Added: Concerning the follow-up question whether $f$ is continuous as soon as the graph is homeomorphic to $X$ in some way: The answer is no.

While Brian's construction of a counter-example to this question is very nice and instructive, here's one I find a bit easier to understand. Take $X = \mathbb{Z} \cup \bigcup_{k \in \mathbb{Z}} (k+1/4, k + 3/4)$ with the topology inherited from $\mathbb{R}$. Now define

$$f(x) = \begin{cases}0 & \text{if }x \in \mathbb{Z},\\0 & \text{if }x \in (k+1/4,k+1/2),\\1 & \text{if } x= k + 1/2,\\2 & \text{if }x\in(k+1/2, k+3/4).\end{cases}$$

The graph of $f$ is homeomorphic to a countable union of intervals and countably many points, hence it is homeomorphic to $X$, but $f$ is not continuous, as it fails to be continuous at $x = k + 1/2$.


Let $\hat f:X \to G_f:x \mapsto \langle x,f(x) \rangle$, and assume that $\hat f$ is a homeomorphism. Note that $\hat f^{-1}$ is simply the restriction $p$ of the projection $\pi_X:X \times Y \to X$ to $G_f$, so $p$ is also a homeomorphism. Let $V$ be any open set in $Y$, and let $W = (X \times V) \cap G_f$; $W$ is open in $G_f$, so $p[W]$ is open in $X$. But $p[W] = \hat f^{-1}[W] = f^{-1}[V]$, so $f$ is continuous.

Added: If we do not require that $\hat f$ be the homeomorphism from $X$ to $G_f$, we cannot conclude that $f$ is continuous. Let $X = Y = \mathbb Q$, and enumerate $\mathbb Q = \{q_n:n \in \omega\}$. Let $\mathcal I$ be the set of non-empty open intervals $(p,r)$ in $\mathbb Q$, and enumerate $\mathcal I \times \mathcal I = \{\langle I_0(n),I_1(n) \rangle:n \in \omega \}$. We now recursively construct a function $f:\mathbb Q \to \mathbb Q$ as follows:

  • At stage $n$ let $m \in \omega$ be minimal s.t. $q_m \in I_0(n)$, and let $f(q_m)$ be any rational number in $I_1(n)$.
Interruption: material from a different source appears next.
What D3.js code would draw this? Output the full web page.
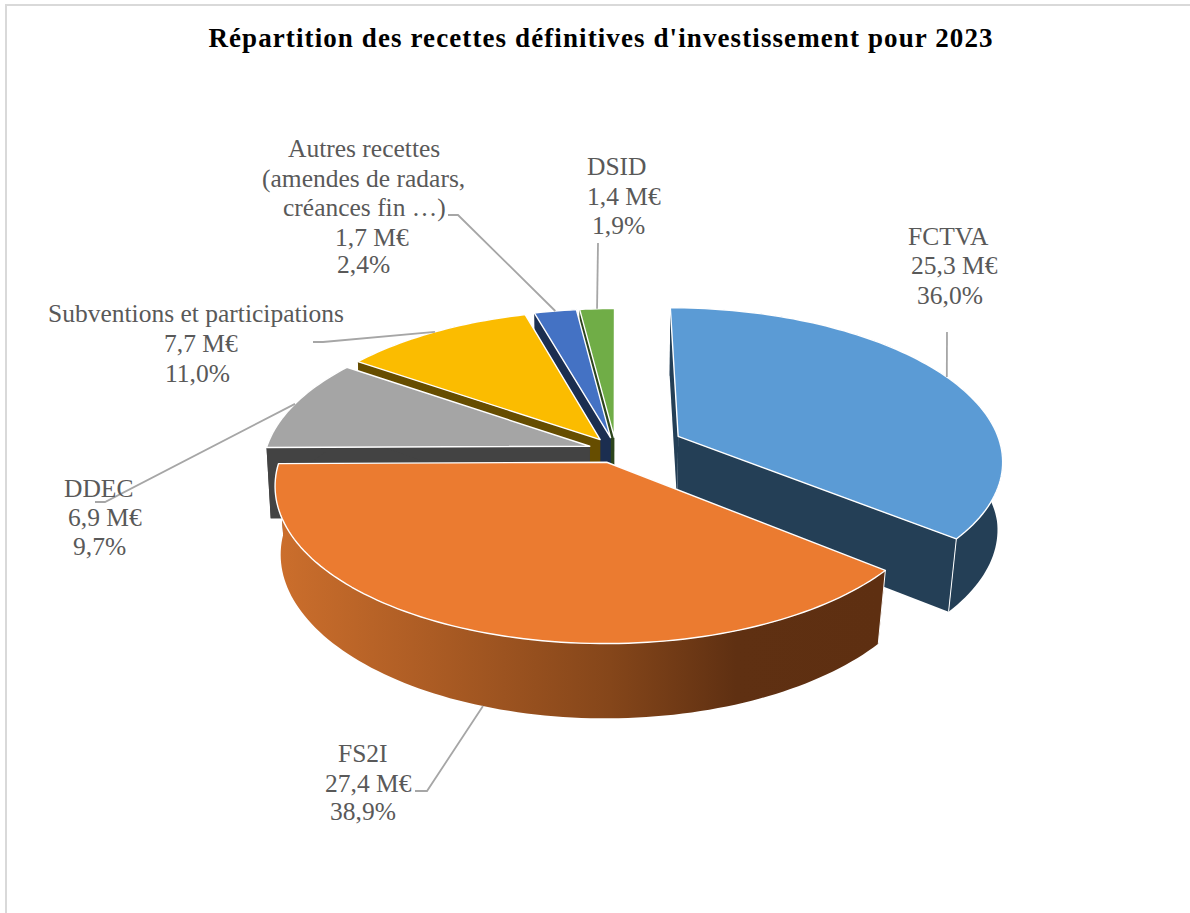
<!DOCTYPE html>
<html lang="fr">
<head>
<meta charset="utf-8">
<title>Répartition des recettes définitives d'investissement pour 2023</title>
<script src="https://cdn.jsdelivr.net/npm/d3@7"></script>
<style>
  html, body { margin: 0; padding: 0; background: #fff; overflow: hidden; }
  text { font-family: "Liberation Serif", "Times New Roman", serif; }
</style>
</head>
<body>
<svg id="chart" width="1190" height="913"></svg>
<script>
// Recettes d'investissement 2023
const categories = ["FCTVA", "FS2I", "DDEC", "Subventions et participations", "Autres recettes", "DSID"];
const amounts = [25.3, 27.4, 6.9, 7.7, 1.7, 1.4];
const amountLabels = ["25,3 M€", "27,4 M€", "6,9 M€", "7,7 M€", "1,7 M€", "1,4 M€"];
const shareLabels = ["36,0%", "38,9%", "9,7%", "11,0%", "2,4%", "1,9%"];
const titleText = "Répartition des recettes définitives d'investissement pour 2023";

// Couleurs des faces : dessus et flancs
const topColors = ["#5B9BD5", "#EB7B30", "#A5A5A5", "#FBBC00", "#4472C4", "#70AD47"];
const wallColors = ["#243F56", "#5E2F11", "#434343", "#664D00", "#1B2E50", "#2C451C"];
const explosion = [0.215, 0.085, 0.085, 0.085, 0.085, 0.085];
const paintOrder = [5, 4, 3, 2, 0, 1];

// Camera model of the tilted pie
const cam = { cx: 616, cy: 450, A: 324, B: 151, d: 6.86, depth: 71, taper: 0.012, taperFront: 0.02 };
function project(u, v, bottom) {
  const s = 1 / (1 - v / cam.d);
  let x = cam.cx + cam.A * u * s;
  let y = cam.cy + cam.B * v * s;
  if (bottom) {
    const taper = cam.taper + cam.taperFront * Math.max(v, 0);
    x = cam.cx + (x - cam.cx) * (1 - taper);
    y += cam.depth * Math.pow(s, 0.3);
  }
  return [x, y];
}

const svg = d3.select("#chart");
const defs = svg.append("defs");
const sideShade = defs.append("linearGradient")
  .attr("id", "sideShade")
  .attr("gradientUnits", "userSpaceOnUse")
  .attr("x1", 280).attr("x2", 880).attr("y1", 0).attr("y2", 0);
sideShade.append("stop").attr("offset", 0).attr("stop-color", "#CB6E2C");
sideShade.append("stop").attr("offset", 0.25).attr("stop-color", "#AC5C24");
sideShade.append("stop").attr("offset", 0.55).attr("stop-color", "#85461A");
sideShade.append("stop").attr("offset", 0.76).attr("stop-color", "#5F3012");
sideShade.append("stop").attr("offset", 1).attr("stop-color", "#5E2F11");

// Cadre du graphique
svg.append("rect")
  .attr("x", 6).attr("y", 5).attr("width", 1400).attr("height", 1200)
  .attr("fill", "#fff").attr("stroke", "#D9D9D9").attr("stroke-width", 2);

svg.append("text")
  .attr("x", 601).attr("y", 47)
  .attr("text-anchor", "middle")
  .attr("font-weight", "bold").attr("font-size", 27)
  .attr("letter-spacing", 1.1)
  .attr("fill", "#000")
  .text(titleText);

const pie = d3.pie().sort(null).startAngle(0).endAngle(2 * Math.PI);
const arcs = pie(amounts);
const line = d3.line();

function rimPoint(i, angle, bottom) {
  const mid = (arcs[i].startAngle + arcs[i].endAngle) / 2;
  const e = explosion[i];
  return project(e * Math.sin(mid) + Math.sin(angle), -e * Math.cos(mid) - Math.cos(angle), bottom);
}
function apexPoint(i, bottom) {
  const mid = (arcs[i].startAngle + arcs[i].endAngle) / 2;
  const e = explosion[i];
  return project(e * Math.sin(mid), -e * Math.cos(mid), bottom);
}
function arcAngles(i) {
  const a = arcs[i];
  const n = Math.max(6, Math.ceil((a.endAngle - a.startAngle) * 40));
  return d3.range(n + 1).map(k => a.startAngle + (a.endAngle - a.startAngle) * k / n);
}

const slices = svg.append("g").attr("class", "slices");
paintOrder.forEach(i => {
  const a = arcs[i];
  const g = slices.append("g").attr("class", "slice");
  const angles = arcAngles(i);
  const fillSide = i === 1 ? "url(#sideShade)" : wallColors[i];

  // Flancs radiaux
  [a.startAngle, a.endAngle].forEach(edge => {
    g.append("path")
      .attr("d", line([apexPoint(i, false), rimPoint(i, edge, false), rimPoint(i, edge, true), apexPoint(i, true)]) + "Z")
      .attr("fill", wallColors[i]);
  });

  // Flanc extérieur
  const topArc = angles.map(t => rimPoint(i, t, false));
  const bottomArc = angles.map(t => rimPoint(i, t, true)).reverse();
  g.append("path")
    .attr("d", line(topArc.concat(bottomArc)) + "Z")
    .attr("fill", fillSide);

  // Arête entre le flanc radial et le flanc extérieur
  if (i === 0 || i === 1) {
    const edge = i === 0 ? a.endAngle : a.startAngle;
    g.append("path")
      .attr("d", line([rimPoint(i, edge, false), rimPoint(i, edge, true)]))
      .attr("stroke", "#fff").attr("stroke-width", 1);
  }

  // Face supérieure
  g.append("path")
    .attr("d", line([apexPoint(i, false)].concat(topArc)) + "Z")
    .attr("fill", topColors[i])
    .attr("stroke", "#fff").attr("stroke-width", 1.4)
    .attr("stroke-linejoin", "round");
});

// Étiquettes : position de chaque ligne et point de départ du trait de rappel
const labelLines = [
  [[categories[0], 908, 245], [amountLabels[0], 911, 274], [shareLabels[0], 917, 304]],
  [[categories[1], 338, 762], [amountLabels[1], 325, 792], [shareLabels[1], 330, 820]],
  [[categories[2], 64, 497], [amountLabels[2], 68, 526], [shareLabels[2], 73, 555]],
  [[categories[3], 48, 322], [amountLabels[3], 164, 352], [shareLabels[3], 165, 382]],
  [["Autres recettes", 288, 157], ["(amendes de radars,", 262, 187], ["créances fin …)", 283, 216],
   [amountLabels[4], 335, 246], [shareLabels[4], 337, 273]],
  [[categories[5], 587, 175], [amountLabels[5], 587, 205], [shareLabels[5], 592, 234]]
];
const leaderStarts = [
  [[947, 332]],
  [[415, 791], [427, 791]],
  [[95, 502], [105, 502]],
  [[313, 342], [323, 342]],
  [[448, 215], [458, 215]],
  [[598, 243]]
];

const labels = svg.append("g").attr("class", "labels");
arcs.forEach((a, i) => {
  const mid = (a.startAngle + a.endAngle) / 2;
  const anchor = rimPoint(i, mid, i === 1);
  labels.append("path")
    .attr("d", line(leaderStarts[i].concat([anchor])))
    .attr("fill", "none").attr("stroke", "#A6A6A6").attr("stroke-width", 1.8);
  labelLines[i].forEach(([txt, x, y]) => {
    labels.append("text")
      .attr("x", x).attr("y", y)
      .attr("font-size", 25.5).attr("fill", "#595959")
      .text(txt);
  });
});
</script>
</body>
</html>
To see that $f(q)$ is defined for every $q \in \mathbb Q$, suppose not, and let $m \in \omega$ be minimal s.t. $f(q_m)$ is not defined. Each non-empty rational interval $(p,r)$ occurs as $I_0(n)$ for infinitely many $n \in \omega$, so there are infinitely many $n$ s.t. $q_m \in I_0(n)$. In particular, there is a least $n \in \omega$ s.t. $q_m \in I_0(n)$ and all $f(q_k)$ for $k<m$ have been defined by stage $n$, and at this point the construction defines $f(q_m)$.

The construction of $f$ clearly ensures that the point $\langle q_m,f(q_m) \rangle$ chosen at stage $n$ is in $I_0(n) \times I_1(n)$, so $G_f$ is dense in $\mathbb Q \times \mathbb Q$. Thus, $G_f$ is a countable, metrizable space without isolated points and as such is homeomorphic to $\mathbb Q$ with the usual topology, i.e., to $\text{dom }f$. It's also clear that $f$ cannot be continuous, since by construction $\{q \in \mathbb Q:f(q) \in (0,1)\}$ and $\{q \in \mathbb Q:f(q) \in (2,3)\}$ are both dense in $\mathbb Q$.